A nossa cultura é baseada no futebol, e a mulher consegue criar esse espaço. É a expressão desta motricidade: meu corpo se movimento dentro de um ambiente sócio-cultural.

Tem uma história, também, de menina que foi convocada para a seleção sub-17. Ao contrário da maioria, ela é de uma família que tem um poder aquisitivo muito bom. O pai dela é almirante da Marinha. E a garota, chamada Ana Clara, iria ser colocada aos sete anos de idade no Balé. Quando mãe e filha foram a uma loja de materiais esportivos comprar uma sapatilha, a criança se encantou por uma chuteira, fez o pedido e revelou que queria jogar futebol.

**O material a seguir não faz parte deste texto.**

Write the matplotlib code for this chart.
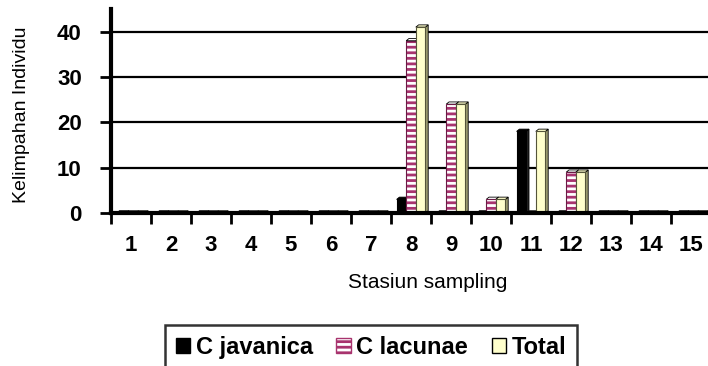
import matplotlib
matplotlib.use("Agg")
import matplotlib.pyplot as plt
from matplotlib.patches import Polygon, Patch

plt.rcParams['font.family'] = ['Liberation Sans', 'DejaVu Sans']
plt.rcParams['hatch.linewidth'] = 2.0

stations = [str(i) for i in range(1, 16)]
c_javanica = [0, 0, 0, 0, 0, 0, 0, 3, 0, 0, 18, 0, 0, 0, 0]
c_lacunae = [0, 0, 0, 0, 0, 0, 0, 38, 24, 3, 0, 9, 0, 0, 0]
total = [0, 0, 0, 0, 0, 0, 0, 41, 24, 3, 18, 9, 0, 0, 0]
series_names = ['C javanica', 'C lacunae', 'Total']
yticks = [0, 10, 20, 30, 40]

fig = plt.figure(figsize=(7.08, 3.66), dpi=100)
ax = fig.add_axes([111 / 708, 1 - 213 / 366, 600 / 708, 204 / 366])
ax.set_xlim(0.5, 15.5)
ax.set_ylim(0, 45)

# horizontal gridlines
for y in yticks[1:]:
    ax.axhline(y, color='black', lw=1.6, zorder=1)

styles = [
    dict(face='black', edge='black', side='#222222', hatch=None, hc=None),
    dict(face='white', edge='#6b1a45', side='#7a2050', hatch='---', hc='#a8336e'),
    dict(face='#ffffcc', edge='#55553a', side='#9c9c70', hatch=None, hc=None),
]
offsets = [-0.24, 0.0, 0.24]
width = 0.24
depth_x = 0.07
depth_y = 0.5

x = list(range(1, 16))
for values, st, off in zip([c_javanica, c_lacunae, total], styles, offsets):
    for xi, v in zip(x, values):
        left = xi + off - width / 2
        right = left + width
        # side face
        side = Polygon([(right, 0), (right + depth_x, depth_y),
                        (right + depth_x, v + depth_y), (right, v)],
                       closed=True, facecolor=st['side'], edgecolor='black',
                       lw=0.6, zorder=2)
        ax.add_patch(side)
        # top face
        top = Polygon([(left, v), (left + depth_x, v + depth_y),
                       (right + depth_x, v + depth_y), (right, v)],
                      closed=True, facecolor=st['face'], edgecolor='black',
                      lw=0.6, zorder=2)
        ax.add_patch(top)
        if st['hatch']:
            ax.bar(xi + off, v, width=width, color='white', edgecolor=st['hc'],
                   hatch=st['hatch'], lw=0, zorder=3)
            ax.bar(xi + off, v, width=width, fill=False, edgecolor=st['edge'],
                   lw=0.8, zorder=3)
        else:
            ax.bar(xi + off, v, width=width, color=st['face'],
                   edgecolor=st['edge'], lw=0.8, zorder=3)

for s in ['top', 'right']:
    ax.spines[s].set_visible(False)
for s in ['left', 'bottom']:
    ax.spines[s].set_linewidth(3)
    ax.spines[s].set_zorder(5)

ax.set_yticks(yticks)
ax.set_yticklabels([str(t) for t in yticks], fontsize=16, fontweight='bold')
ax.tick_params(axis='y', length=8, width=2, pad=13)

ax.set_xticks(x)
ax.set_xticklabels(stations, fontsize=16, fontweight='bold')
ax.set_xticks([i + 0.5 for i in range(0, 15)], minor=True)
ax.tick_params(axis='x', which='major', length=0, pad=16)
ax.tick_params(axis='x', which='minor', length=8, width=2)

ax.set_xlabel('Stasiun sampling', fontsize=15)
ax.xaxis.set_label_coords((428 - 111) / 600, -(283 - 213) / 204)
ax.xaxis.label.set_va('center')
ax.set_ylabel('Kelimpahan Individu', fontsize=14)
ax.yaxis.set_label_coords(-(111 - 22) / 600, (213 - 115) / 204)
ax.yaxis.label.set_va('center')

handles = [
    Patch(facecolor='black', edgecolor='black'),
    Patch(facecolor='white', edgecolor='#a8336e', hatch='---'),
    Patch(facecolor='#ffffcc', edgecolor='black'),
]
leg = fig.legend(handles, series_names, loc='upper center',
                 bbox_to_anchor=(371 / 708, 1 - 325 / 366), ncol=3,
                 prop=dict(size=17, weight='bold'), frameon=True,
                 fancybox=False, edgecolor='black', handlelength=0.6,
                 handleheight=0.6, handletextpad=0.25, columnspacing=1.0,
                 borderpad=0.45, borderaxespad=0)
leg.get_frame().set_linewidth(1.8)

fig.savefig('out.png', dpi=100)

Universidade do Futebol – De que maneira o Vasco pode atuar na “humanização” do futebol feminino, aumentando ainda mais a relação com cada atleta e integrando a família ao trabalho do clube?

Fabiana Albino – A gente faz algo muito pequeno ainda. Temos uma comissão de pais com quem agendamos reuniões periódicas a partir do departamento de futebol feminino. Não acreditamos na “masculinização” proporcionada por esse esporte – como é falado por muitas pessoas, que ficam presas a essa visão cultural.

Em todos os segmentos temos homossexuais e não é algo diretamente relacionado e típico do nosso ambiente.

Alguns pais, também, mantêm contato com torcidas organizadas em determinados campeonatos, por exemplo, em um processo de tentativa de conscientização do público. Levamos também psicólogas para conversar sobre esse tipo de temática. Mas é muito pouco e temos de avançar.

Uma das metas para 2012 é marcar palestras nas escolas públicas em torno do clube, que irá envolver não apenas alunos, como todas as pessoas da comunidade. Queremos captar mais pessoas para esse contexto. A estratégia da humanização passa por aí.